Ce n’est pas la première fois que vous faites un film dans ces conditions très serrées. Qu’est-ce qui vous plait dans ces conditions de travail?
Ce que j’aime, c’est de pouvoir lancer des idées complètement folles et d'avoir une équipe derrière moi jusqu’à la fin. C’est comme une aventure, quand vous partez à la découverte d’un endroit totalement inconnu. La route peut s’avérer difficile et mettre tout le monde en rogne mais c’est un bonheur une fois qu’on y est arrivé. Mais je ne suis pas sûr que mes producteurs partagent mon opinion !
Le film est très orienté sur les poitrines de la gent féminine. Pourquoi une telle fascination?
Je ne voulais pas forcément mettre tant que ça en avant les poitrines de mes actrices mais le distributeur et ma femme ont dit que je devais montrer les atouts visuels du film. Or, nous sommes une production sans budget, c’était donc la seule chose que je pouvais faire valoir ! (rires)
Vous n’avez pas peur d’être qualifié de misogyne?
Je ne peux pas contrôler ce que pensent les autres. Certains l’ont déjà dit. Mais quand vous faites des comédies, il y a forcément un aspect politiquement incorrect ou quasi-discriminatoire. Dans les films muets, quand quelqu’un glissait sur une peau de banane, les gens riaient, se moquaient du personnage. Il y a quelque chose de cruel. Mais sans ça, c’est très difficile de faire une comédie.
Est-ce que la version finale du film est conforme à ce que vous aviez en tête lors du tournage?
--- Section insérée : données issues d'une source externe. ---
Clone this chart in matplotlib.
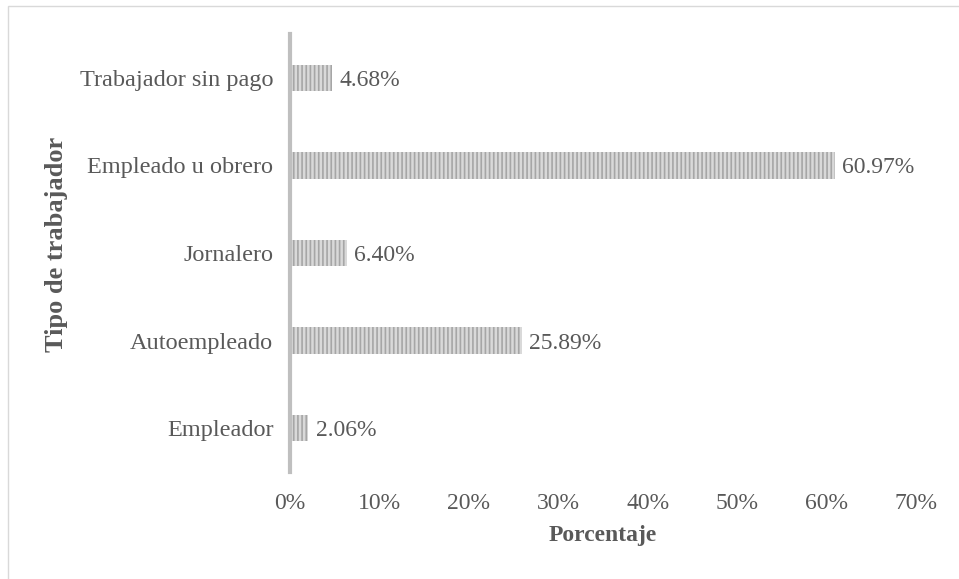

À peu près. Mais étant donné le budget, je n’avais pas le luxe de pouvoir beaucoup tourner. Avec seulement 14 jours de tournage, je devais faire en sorte que chaque plan soit exploitable. Pour ce film, je n’ai pas de scènes coupées et si un DVD sort, je ferai une section « scènes coupées » qui renverra à un panneau « pas de scènes coupées pour ce film» (rires).